A bill authored by Virginia Republican Rep. Bob Goodlatte would 
dramatically ease strict export limits on encryption while forbidding
certain types of mandatory law enforcement access. The bill was approved in vari
ous versions by five House committees last year and and could be voted 
on by the full House in a few months.
     
``If legislative action continues to move forward that threatens public 
safety and national security, obviously everyone will have to reassess 
where we are,'' Smith said.
     
Industry officials said the renewed dialogue was unlikely to resolve the 
historic split over encryption in the high-tech industry between software 
and hardware companies.
     
Hardware companies including IBM Corp (IBM - news) and Hewlett-Packard (HWP
- news) have worked closely with the administration while software firms
like Microsoft (MSFT - news) and Netscape Communications (NSCP - news) have 
opposed the administration.
     
``IBM has advocated a dialogue for some time between government and 
industry,'' IBM public policy director Aaron Cross said.
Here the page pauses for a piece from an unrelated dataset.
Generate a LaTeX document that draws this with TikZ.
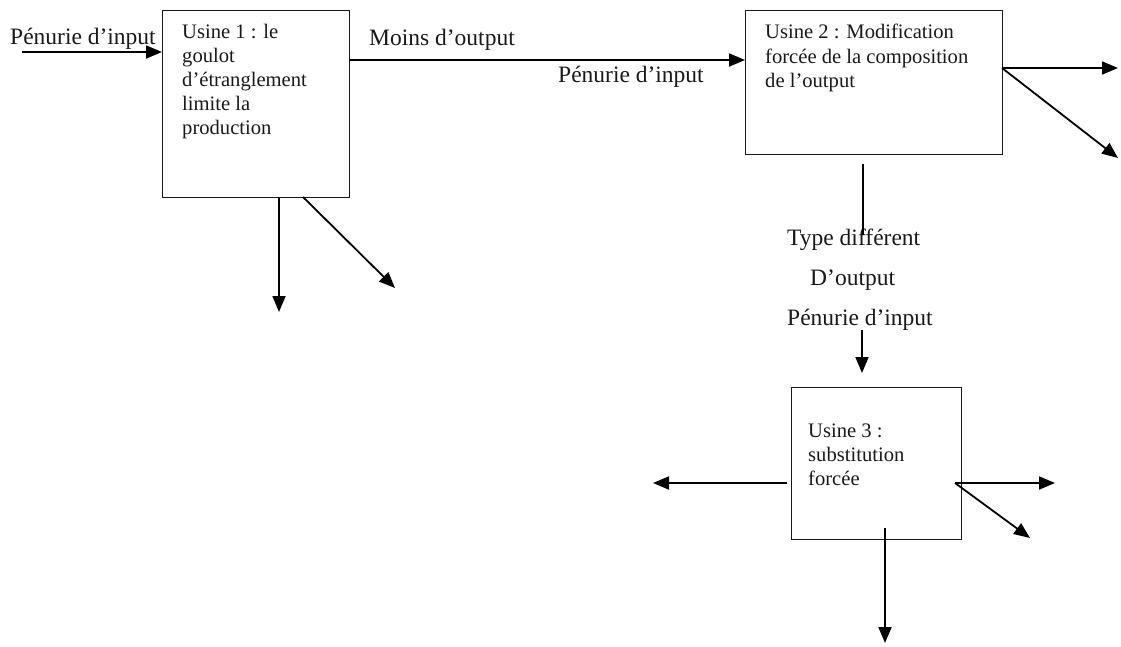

Commercial 
solutions might be available to meet the needs both of customers and law
enforcement, Cross said.
     
Cross also urged the administration to ``take the idea of any form of 
domestic control off the table once and for all.''
     
Software firms and privacy advocates worried that the latest negotiations 
would do little to address their concerns.
     
``There is nothing new here and the stalemate isn't going to be broken with
so many players left out,'' one software lobbyist who declined to be
identified said.
     
Earlier on Tuesday, principal associate deputy attorney general Robert Litt
told a Senate subcommittee the administration was not seeking legislation
to regulate domestic use of encryption.
     
``We are not looking for any mandatory controls domestically at this 
time,'' Litt told members of the Judiciary Committee's Constitution, 
Federalism and Property Rights Subcommittee.
     
But Litt staked out the FBI's position that such legislation would be 
permitted by the U.S. Constitution.
     
Two top legal scholars, Kathleen Sullivan of Stanford University and 
Richard Epstein of the University of Chicago, opposed Litt's 
interpretation.
     
They told lawmakers legislation backed by the FBI would likely violate the 
First Amendment's free speech clause, the Fourth Amendment's search and 
seizure provisions and the Fifth Amendment's limit on self-incrimination.